Mature vendor risk management capabilities frequently exist within companies with boards of directors that are highly engaged with third party risk issues, according to studies conducted by Protiviti and The Shared Assessments Program, a membership organization devoted to fostering third party risk assurance. However, the latest version of this ongoing research indicates that only 32 percent of boards are highly engaged with vendor risk management issues.
Besides board engagement, Catherine Allen, chairman and CEO of The Santa Fe Group (which operates the Shared Assessments Program), describes three other third-party risk management challenges that exist across most industries:
1. Keeping track: Companies, especially larger enterprises, have difficulty monitoring vendors because: A) they have so many external partners; B) numerous different business and groups within the company manage these relationships; C) vendor information is kept in a tangle of different information systems.
2. Clarifying responsibilities: In some cases, responsibility for vendor risk management resides with the procurement function; in others, the CIO, chief information security officer or chief risk officer owns the capability. Given that third party risk management is a relatively immature discipline in many industries, standards for where the capability is located in the organization have yet to emerge.

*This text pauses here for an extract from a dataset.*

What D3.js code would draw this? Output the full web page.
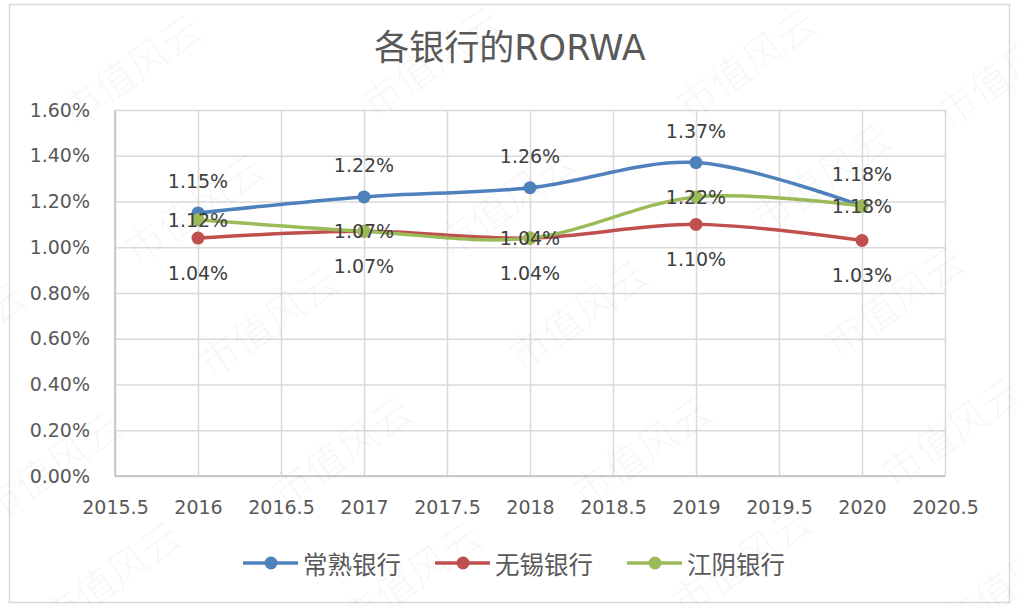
<!DOCTYPE html>
<html>
<head>
<meta charset="utf-8">
<script src="https://cdn.jsdelivr.net/npm/d3@7"></script>
<style>
  html, body { margin: 0; padding: 0; background: #fff; }
  svg { display: block; }
  text { font-family: "DejaVu Sans", "Noto Sans CJK SC", sans-serif; }
</style>
</head>
<body>
<svg id="chart" width="1017" height="607"></svg>
<script>
// ---- data ----
const chartTitle = "各银行的RORWA";
const years = [2016, 2017, 2018, 2019, 2020];
const seriesNames = ["常熟银行", "无锡银行", "江阴银行"];
const changshu = [1.15, 1.22, 1.26, 1.37, 1.18];
const wuxi = [1.04, 1.07, 1.04, 1.10, 1.03];
const jiangyin = [1.12, 1.07, 1.04, 1.22, 1.18];
const seriesColors = ["#4F81BD", "#C0504D", "#9BBB59"];
const labelPlacement = ["above", "below", "center"];
const xTicks = [2015.5, 2016, 2016.5, 2017, 2017.5, 2018, 2018.5, 2019, 2019.5, 2020, 2020.5];
const yTicks = [0, 0.2, 0.4, 0.6, 0.8, 1.0, 1.2, 1.4, 1.6];
const watermarkText = "市值风云";

// ---- layout ----
const svg = d3.select("#chart");
const W = 1017, H = 607;
const plot = { left: 115, right: 945, top: 110, bottom: 476 };

svg.append("rect").attr("x", 0).attr("y", 0).attr("width", W).attr("height", H).attr("fill", "#fff");
svg.append("rect").attr("x", 9.5).attr("y", 4.5).attr("width", 1000).attr("height", 598)
  .attr("fill", "#fff").attr("stroke", "#d9d9d9").attr("stroke-width", 1.5);

const x = d3.scaleLinear().domain([2015.5, 2020.5]).range([plot.left, plot.right]);
const y = d3.scaleLinear().domain([0, 1.6]).range([plot.bottom, plot.top]);

// title
svg.append("text").attr("x", 510).attr("y", 48)
  .attr("text-anchor", "middle").attr("dominant-baseline", "central")
  .attr("font-size", 35).attr("fill", "#595959").text(chartTitle);

// y axis + horizontal grid
const yAxis = svg.append("g").attr("transform", `translate(${plot.left},0)`)
  .call(d3.axisLeft(y).tickValues(yTicks).tickSize(-(plot.right - plot.left)).tickPadding(25)
    .tickFormat(d => d.toFixed(2) + "%"));
yAxis.select(".domain").remove();
yAxis.selectAll("line").attr("stroke", "#d9d9d9").attr("stroke-width", 1.5);
yAxis.selectAll("text").attr("font-size", 19).attr("fill", "#595959")
  .style("font-family", '"DejaVu Sans", sans-serif');

// x axis + vertical grid
const xAxis = svg.append("g").attr("transform", `translate(0,${plot.bottom})`)
  .call(d3.axisBottom(x).tickValues(xTicks).tickSize(-(plot.bottom - plot.top)).tickPadding(25)
    .tickFormat(d => String(d)));
xAxis.select(".domain").remove();
xAxis.selectAll("line").attr("stroke", "#d9d9d9").attr("stroke-width", 1.5);
xAxis.selectAll("text").attr("font-size", 19).attr("fill", "#595959")
  .style("font-family", '"DejaVu Sans", sans-serif');

// axis lines
svg.append("line").attr("x1", plot.left).attr("x2", plot.left).attr("y1", plot.top).attr("y2", plot.bottom)
  .attr("stroke", "#bfbfbf").attr("stroke-width", 1.5);
svg.append("line").attr("x1", plot.left).attr("x2", plot.right).attr("y1", plot.bottom).attr("y2", plot.bottom)
  .attr("stroke", "#bfbfbf").attr("stroke-width", 1.5);

// series
const allSeries = [changshu, wuxi, jiangyin];
const line = d3.line().x(d => x(d[0])).y(d => y(d[1])).curve(d3.curveCardinal.tension(0));

allSeries.forEach((vals, i) => {
  const pts = years.map((yr, j) => [yr, vals[j]]);
  const g = svg.append("g");
  g.append("path").attr("d", line(pts)).attr("fill", "none")
    .attr("stroke", seriesColors[i]).attr("stroke-width", 3.5).attr("stroke-linecap", "round");
  g.selectAll("circle").data(pts).enter().append("circle")
    .attr("cx", d => x(d[0])).attr("cy", d => y(d[1])).attr("r", 6.5)
    .attr("fill", seriesColors[i]);
});

// data labels
allSeries.forEach((vals, i) => {
  const off = labelPlacement[i] === "above" ? -32 : labelPlacement[i] === "below" ? 35 : 0;
  svg.append("g").selectAll("text").data(years.map((yr, j) => [yr, vals[j]])).enter().append("text")
    .attr("x", d => x(d[0])).attr("y", d => y(d[1]) + off)
    .attr("text-anchor", "middle").attr("dominant-baseline", "central")
    .attr("font-size", 19).attr("fill", "#404040")
    .text(d => d[1].toFixed(2) + "%");
});

// legend
const legendY = 563;
const legendStart = 243;
seriesNames.forEach((name, i) => {
  const lx = legendStart + i * 192;
  const g = svg.append("g");
  g.append("line").attr("x1", lx).attr("x2", lx + 55).attr("y1", legendY).attr("y2", legendY)
    .attr("stroke", seriesColors[i]).attr("stroke-width", 3.5);
  g.append("circle").attr("cx", lx + 28).attr("cy", legendY).attr("r", 6.5).attr("fill", seriesColors[i]);
  g.append("text").attr("x", lx + 60).attr("y", legendY)
    .attr("dominant-baseline", "central").attr("font-size", 24.5).attr("fill", "#595959")
    .style("font-family", '"Noto Sans CJK SC", sans-serif')
    .text(name);
});

// watermark
const wmPos = [
  [130, 68], [430, 60], [745, 62], [1005, 70],
  [193, 207], [505, 200], [820, 177],
  [-45, 335], [267, 320], [577, 313], [893, 300],
  [50, 465], [340, 450], [640, 450], [950, 430],
  [110, 575], [410, 575], [740, 560], [1010, 580]
];
svg.append("g").selectAll("text").data(wmPos).enter().append("text")
  .attr("transform", d => `translate(${d[0]},${d[1]}) rotate(-35)`)
  .attr("text-anchor", "middle").attr("dominant-baseline", "central")
  .attr("font-size", 40).attr("font-weight", 300).attr("fill", "#000").attr("fill-opacity", 0.05)
  .style("font-family", '"Noto Sans CJK SC", sans-serif')
  .text(watermarkText);
</script>
</body>
</html>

Allen advocates placing a third-party risk management group within the risk function because the discipline should be treated as a pivotal component of enterprise risk management.
3. Managing competing priorities: Different buyers of third-party services have different priorities—including some that take precedence over risk management considerations. Procurement functions tend to look for the lowest-cost option, for example. Other buyers within the business may focus on access to innovation and speed (i.e., how quickly a prospective vendor can get the relationship up and running). When these types of priorities drive the vendor-selection process, assessments of vendors' data-protection capabilities, processes and controls tend to receive short shrift.